** begin **
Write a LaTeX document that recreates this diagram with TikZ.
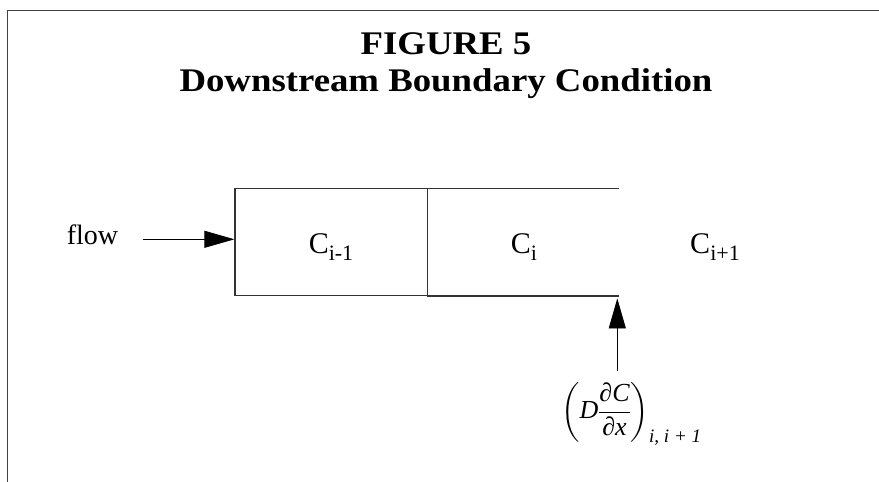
\documentclass[tikz,border=0pt]{standalone}
\usepackage{amsmath}
\usepackage{fontspec}
\setmainfont{Liberation Serif}
\newfontfamily\headfont[FakeStretch=1.115]{Liberation Serif}
\usetikzlibrary{arrows.meta}
\newcommand{\itx}[1]{\text{\itshape #1}}
\newcommand{\subx}[1]{\text{\fontsize{19}{19}\selectfont\itshape #1}}
\begin{document}
\begin{tikzpicture}[x=1pt,y=-1pt,
  frameline/.style={line width=1.2pt, draw=black!75},
  cellbox/.style={draw=black!80, line width=1.2pt, inner sep=0pt},
  flowarrow/.style={line width=0.8pt, -{Triangle[length=30pt,width=17pt]}},
  headtext/.style={inner sep=0pt, anchor=base, font=\headfont\bfseries\fontsize{33}{33}\selectfont},
  lbl/.style={inner sep=0pt, anchor=base, font=\fontsize{30}{30}\selectfont}]
\useasboundingbox (0,0) rectangle (879,482);

% outer frame (left and top edges only)
\coordinate (fbl) at (7.3,482);
\coordinate (ftl) at (7.3,10.7);
\coordinate (ftr) at (879,10.7);
\draw[frameline] (fbl) -- (ftl) -- (ftr);

% heading
\node[headtext] (t1) at (446,54) {FIGURE 5};
\node[headtext] (t2) at (446,91) {Downstream Boundary Condition};

% cells
\node[cellbox, minimum width=192.3pt, minimum height=107.4pt] (c1) at (331.15,242) {};
\node[inner sep=0pt, minimum width=191.7pt, minimum height=107.4pt] (c2) at (523.15,242) {};
\draw[cellbox] (c2.north west) -- (c2.north east);
\draw[cellbox] (c2.south west) -- (c2.south east);

% cell labels
\node[lbl] (l1) at (331,253) {C\raisebox{-7.5pt}{\fontsize{22}{22}\selectfont i-1}};
\node[lbl] (l2) at (524,253) {C\raisebox{-7.5pt}{\fontsize{22}{22}\selectfont i}};
\node[lbl] (l3) at (715,253) {C\raisebox{-7.5pt}{\fontsize{22}{22}\selectfont i+1}};

% inflow
\node[lbl, font=\fontsize{28}{28}\selectfont] (flow) at (92.5,244) {flow};
\coordinate (fa) at (142.7,239.3);
\draw[flowarrow] (fa) -- (c1.west |- fa);

% dispersive flux at the downstream face
\node[inner sep=0pt, anchor=north west, font=\fontsize{26}{26}\selectfont] (dflux) at (561,382)
  {$\left(\itx{D}\dfrac{\itx{∂C}}{\itx{∂x}}\right)_{\subx{i, i + 1}}$};
\coordinate (fb) at (617.3,370.7);
\draw[flowarrow, shorten >=2.5pt] (fb) -- (fb |- c2.south);
\end{tikzpicture}
\end{document}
** end **
What you are asked to do: Exclude the images, then output the data above word for word.

Reply to the exercise:
Write a LaTeX document that recreates this diagram with TikZ.
\documentclass[tikz,border=0pt]{standalone}
\usepackage{amsmath}
\usepackage{fontspec}
\setmainfont{Liberation Serif}
\newfontfamily\headfont[FakeStretch=1.115]{Liberation Serif}
\usetikzlibrary{arrows.meta}
\newcommand{\itx}[1]{\text{\itshape #1}}
\newcommand{\subx}[1]{\text{\fontsize{19}{19}\selectfont\itshape #1}}
\begin{document}
\begin{tikzpicture}[x=1pt,y=-1pt,
  frameline/.style={line width=1.2pt, draw=black!75},
  cellbox/.style={draw=black!80, line width=1.2pt, inner sep=0pt},
  flowarrow/.style={line width=0.8pt, -{Triangle[length=30pt,width=17pt]}},
  headtext/.style={inner sep=0pt, anchor=base, font=\headfont\bfseries\fontsize{33}{33}\selectfont},
  lbl/.style={inner sep=0pt, anchor=base, font=\fontsize{30}{30}\selectfont}]
\useasboundingbox (0,0) rectangle (879,482);

% outer frame (left and top edges only)
\coordinate (fbl) at (7.3,482);
\coordinate (ftl) at (7.3,10.7);
\coordinate (ftr) at (879,10.7);
\draw[frameline] (fbl) -- (ftl) -- (ftr);

% heading
\node[headtext] (t1) at (446,54) {FIGURE 5};
\node[headtext] (t2) at (446,91) {Downstream Boundary Condition};

% cells
\node[cellbox, minimum width=192.3pt, minimum height=107.4pt] (c1) at (331.15,242) {};
\node[inner sep=0pt, minimum width=191.7pt, minimum height=107.4pt] (c2) at (523.15,242) {};
\draw[cellbox] (c2.north west) -- (c2.north east);
\draw[cellbox] (c2.south west) -- (c2.south east);

% cell labels
\node[lbl] (l1) at (331,253) {C\raisebox{-7.5pt}{\fontsize{22}{22}\selectfont i-1}};
\node[lbl] (l2) at (524,253) {C\raisebox{-7.5pt}{\fontsize{22}{22}\selectfont i}};
\node[lbl] (l3) at (715,253) {C\raisebox{-7.5pt}{\fontsize{22}{22}\selectfont i+1}};

% inflow
\node[lbl, font=\fontsize{28}{28}\selectfont] (flow) at (92.5,244) {flow};
\coordinate (fa) at (142.7,239.3);
\draw[flowarrow] (fa) -- (c1.west |- fa);

% dispersive flux at the downstream face
\node[inner sep=0pt, anchor=north west, font=\fontsize{26}{26}\selectfont] (dflux) at (561,382)
  {$\left(\itx{D}\dfrac{\itx{∂C}}{\itx{∂x}}\right)_{\subx{i, i + 1}}$};
\coordinate (fb) at (617.3,370.7);
\draw[flowarrow, shorten >=2.5pt] (fb) -- (fb |- c2.south);
\end{tikzpicture}
\end{document}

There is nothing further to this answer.